3.      Analisis budaya penting bagi manajemen organisasi yang melampaui batas-batas negara dan budaya (cultural analysis is necessary for management across national and etnic boundaries). Konsep budaya menjadi relevan untuk menganalisis segi antar negara dan lintas etnis dalam bentuk joint venture, aliansi strategis, merger dan akuisisi. Masalah yang kerap timbul adalah kesalahpengertian budaya yang justru tidak pernah atau tidak sempat didiskusikan. Kegagalan dari proses-proses join ventura dan lain-lain dijelaskan dengan kegagalan untuk pengertian sejauh mana kesalahpengertian budaya terjadi.

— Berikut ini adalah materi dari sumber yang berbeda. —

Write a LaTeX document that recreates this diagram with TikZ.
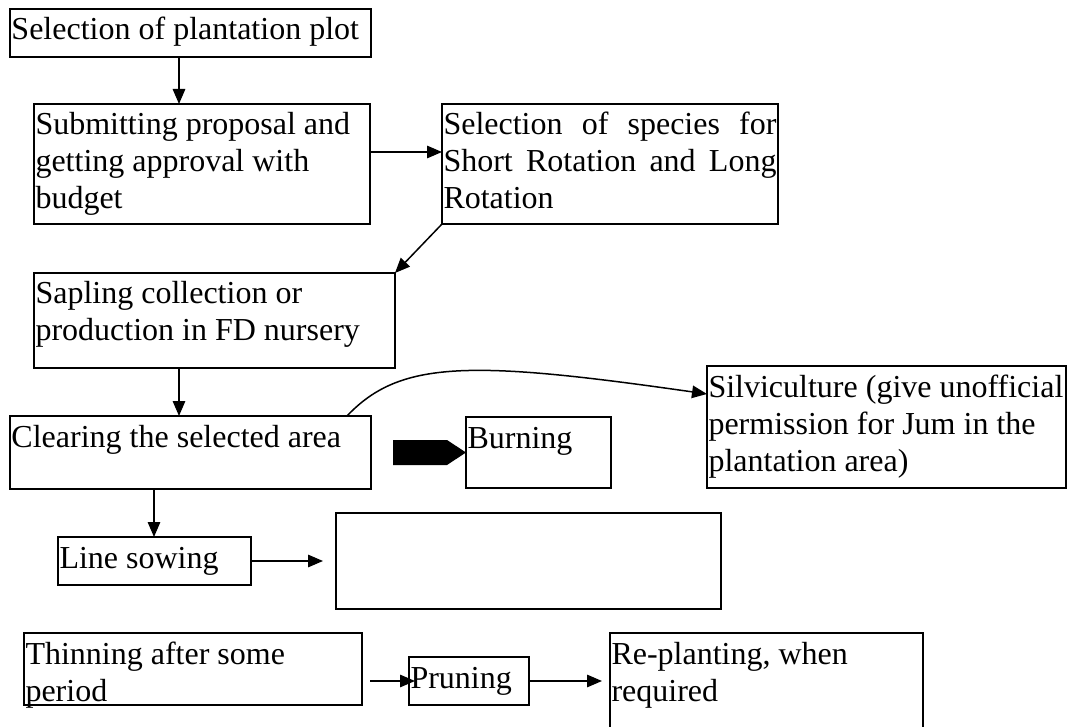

4.      Proses pembelanjaan, pengembangan dan perencanaan dalam organisasi tidak dapat dimengerti tanpa memperhatikan budaya sebagai sumber utama perlawanan terhadap Perubahan (organizational learning, development, and planned change cannot be understood without considering culture as a primary source of resistance to change). Perlawanan terhadap proses pembelajaran dan perubahan merupakan fenomena umum yang sering dibicarakan namun jarang bisa dimengerti. Sebagian besar perubahan dalam organisasi melibatkan perubahan budaya dan bahkan perubahan pada sub-budaya. Jika Manajemen mengerti kesulitan apa yang dihadapi orang-orang pada tingkat sub-budaya ketika mereka harus mengubah sebagian dari asumsi-asumsi mendasar, nilai-nilai dan perilaku, maka manajemen akan lebih simpati pada resistensi mereka dan akan lebih realistis dalam mengelola perubahan.